Фондервякин побагровел, а Вострякова изобразила на лице что–то такое, что изображается на лице у женщин, когда они восклицают: "Господи боже мой!"

Митя заключил:

- Факт остается фактом: старуха исчезла, причем исчезла по–хичкоковски, при самых загадочных обстоятельствах.

- Это все домыслы, - сказал Рыбкин. - Для паники, товарищи, пока оснований нет. Вот выйдет Положенный срок, тогда будем паниковать…

На слове "паниковать" Рыбкин запнулся, так как в прихожей пугающе зло зазвонил звонок. Василий Чинариков бросился открывать, послышалось лязганье замков, потом голоса, потом в коридоре по–хозяйски загремели шаги, и в кухню вторглись трое молодцов в белых халатах и коротких черных шинелях, накинутых по–грушницки.

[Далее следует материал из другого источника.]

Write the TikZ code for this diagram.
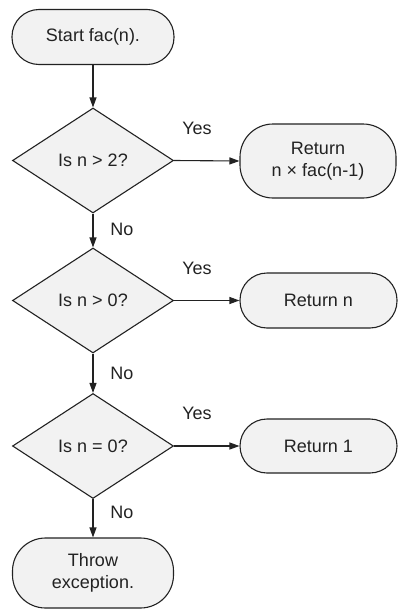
\documentclass[tikz,border=0pt]{standalone}
\usepackage{fontspec}
\setmainfont{Liberation Sans}
\usetikzlibrary{shapes.geometric,arrows.meta}

\definecolor{boxfill}{HTML}{F2F2F2}
\definecolor{ink}{HTML}{222222}

\tikzset{
  every node/.style={font=\fontsize{18}{22}\selectfont, text=ink},
  term/.style={draw=ink, fill=boxfill, line width=1.1pt, rounded corners=27pt,
    align=center, inner sep=0pt},
  tallterm/.style={term, rounded corners=33pt},
  decision/.style={draw=ink, fill=boxfill, line width=1.1pt, diamond,
    minimum width=161pt, minimum height=105pt, inner sep=0pt, aspect=1.53},
  flow/.style={draw=ink, line width=1.1pt, -{Triangle[length=10pt,width=7pt]}},
  lbl/.style={inner sep=0pt}
}

\begin{document}
\begin{tikzpicture}[x=1pt, y=-1pt]
  \useasboundingbox (0,0) rectangle (398,610);

  % terminals and decisions
  \node[term, minimum width=162pt, minimum height=55pt] (start) at (93,37) {Start fac(n).};
  \node[decision] (d1) at (93,160.5) {Is n > 2?};
  \node[decision] (d2) at (93,300.5) {Is n > 0?};
  \node[decision] (d3) at (93,446) {Is n = 0?};

  \node[tallterm, minimum width=156pt, minimum height=74pt] (r1) at (318,161) {Return\\n × fac(n-1)};
  \node[term, minimum width=157pt, minimum height=55pt] (r2) at (318.5,300.5) {Return n};
  \node[term, minimum width=157pt, minimum height=54pt] (r3) at (318.5,446) {Return 1};
  \node[tallterm, minimum width=161pt, minimum height=70pt] (thr) at (93,573) {Throw\\exception.};

  % connectors
  \draw[flow] (start) -- (d1.north);
  \draw[flow] (d1.east) -- (r1.west);
  \draw[flow] (d1.south) -- (d2.north);
  \draw[flow] (d2.east) -- (r2.west);
  \draw[flow] (d2.south) -- (d3.north);
  \draw[flow] (d3.east) -- (r3.west);
  \draw[flow] (d3.south) -- (thr.north);

  % branch labels
  \node[lbl] (y1) at (197,128) {Yes};
  \node[lbl] (y2) at (197,268) {Yes};
  \node[lbl] (y3) at (197,413) {Yes};
  \node[lbl] (n1) at (122,229) {No};
  \node[lbl] (n2) at (122,373) {No};
  \node[lbl] (n3) at (122,512) {No};
\end{tikzpicture}
\end{document}
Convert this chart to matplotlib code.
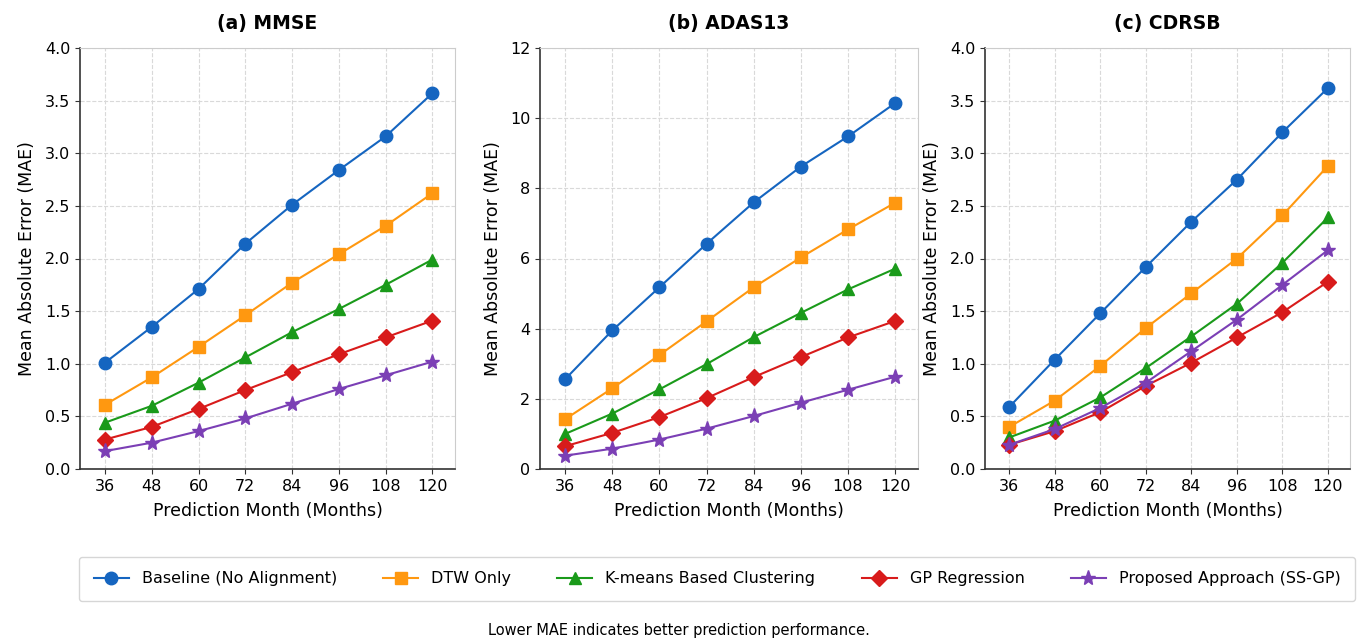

- Где тело? - строго спросил передний из молодцов.

- Вот тела как раз и нет, - отозвался Чинариков и развел руками в подтверждение своих слов.

- Как это нет? - огорченно, почти разочарованно сказал передний из молодцов. - Зачем же тогда вы карету "скорой помощи" вызывали?

Фондервякин сердито ему сказал;

- Вы не переживайте, товарищ медицина, я вам гарантирую - тело будет!

2

Уже свечерело, и в двенадцатой квартире повсюду зажегся свет, когда Белоцветов, выведя инспектора Рыбкина на лестничную площадку, тронул его за рукав и поинтересовался:

- Ну и что вы намерены предпринять?

- А ничего, - простодушно ответил Рыбкин. - Состава преступления нет, даже происшествия и то нет. Вообще зря вы беспокоитесь, объявится ваша старушка, куда ей деться. А если не объявится, то, значит, она в какой–нибудь Козельск уехала помирать. Ведь нет никаких доводов против того, что ей могла прийти в голову такая опрометчивая идея.